◆ DATA SEGMENT
** begin **

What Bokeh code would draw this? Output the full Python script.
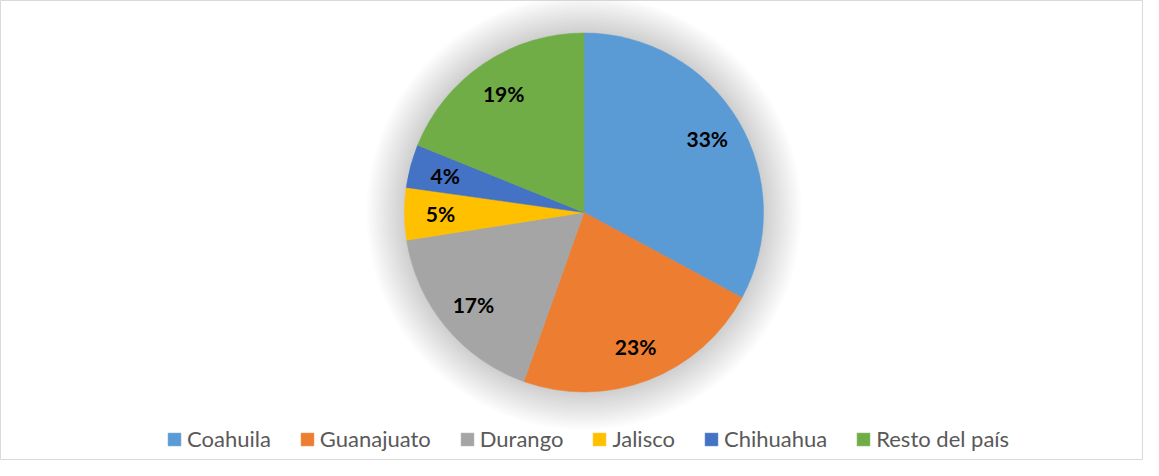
import numpy as np
from bokeh.plotting import figure
from bokeh.models import Range1d, Legend, LegendItem, ColumnDataSource
from bokeh.core.properties import value
from bokeh.embed import file_html
from bokeh.resources import INLINE

# ---- data ----
states = ["Coahuila", "Guanajuato", "Durango", "Jalisco", "Chihuahua", "Resto del país"]
shares = [32.9, 22.6, 17.1, 4.7, 3.9, 18.9]
colors = ["#5B9BD5", "#ED7D31", "#A5A5A5", "#FFC000", "#4472C4", "#70AD47"]

W, H = 1143, 460
CX, CY, R = 583.5, H - 212, 179.5

vals = np.array(shares, dtype=float)
frac = vals / vals.sum()
cum = np.concatenate([[0.0], np.cumsum(frac)])
start = np.pi / 2 - 2 * np.pi * cum[:-1]
end = np.pi / 2 - 2 * np.pi * cum[1:]
mid = (start + end) / 2
lr = 0.80 * R
labels = [f"{round(v)}%" for v in shares]

src = ColumnDataSource(dict(state=states, start=start, end=end, color=colors,
                            lx=CX + lr * np.cos(mid), ly=CY + lr * np.sin(mid),
                            label=labels))

p = figure(width=W, height=H, output_backend="svg", toolbar_location=None,
           x_range=Range1d(0, W), y_range=Range1d(0, H), min_border=0)
p.axis.visible = False
p.grid.visible = False
p.outline_line_color = "#d9d9d9"
p.outline_line_width = 1
p.background_fill_color = "white"

# soft shadow around the pie
for k in range(1, 25):
    p.circle(x=[CX], y=[CY], radius=R + 1.6 * k, fill_color="black",
             fill_alpha=0.006, line_color=None)

renderers = []
for i in range(len(states)):
    r = p.wedge(x=CX, y=CY, radius=R, start_angle=start[i], end_angle=end[i],
                direction="clock", fill_color=colors[i], line_color=colors[i],
                line_width=0.5)
    renderers.append(r)

p.text(x="lx", y="ly", text="label", source=src, text_align="center",
       text_baseline="middle", text_font=value("Lato"), text_font_style="bold",
       text_font_size="21px", text_color="black")

legend = Legend(items=[LegendItem(label=s, renderers=[r]) for s, r in zip(states, renderers)],
                orientation="horizontal", location=(166, 8))
legend.border_line_color = None
legend.background_fill_alpha = 0
legend.padding = 0
legend.margin = 0
legend.spacing = 28
legend.glyph_width = 16
legend.glyph_height = 16
legend.label_standoff = 5
legend.label_height = 22
legend.label_text_font = "Lato"
legend.label_text_font_size = "22px"
legend.label_text_color = "#595959"
p.add_layout(legend, "center")

open("out.html", "w").write(file_html(p, INLINE))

** end **

◆ TASK GOAL
Write out, word for word, the lines from the start of the data through the one holding "v in shares]". Omit pictures.

◆ THE RESPONSE
What Bokeh code would draw this? Output the full Python script.
import numpy as np
from bokeh.plotting import figure
from bokeh.models import Range1d, Legend, LegendItem, ColumnDataSource
from bokeh.core.properties import value
from bokeh.embed import file_html
from bokeh.resources import INLINE

# ---- data ----
states = ["Coahuila", "Guanajuato", "Durango", "Jalisco", "Chihuahua", "Resto del país"]
shares = [32.9, 22.6, 17.1, 4.7, 3.9, 18.9]
colors = ["#5B9BD5", "#ED7D31", "#A5A5A5", "#FFC000", "#4472C4", "#70AD47"]

W, H = 1143, 460
CX, CY, R = 583.5, H - 212, 179.5

vals = np.array(shares, dtype=float)
frac = vals / vals.sum()
cum = np.concatenate([[0.0], np.cumsum(frac)])
start = np.pi / 2 - 2 * np.pi * cum[:-1]
end = np.pi / 2 - 2 * np.pi * cum[1:]
mid = (start + end) / 2
lr = 0.80 * R
labels = [f"{round(v)}%" for v in shares]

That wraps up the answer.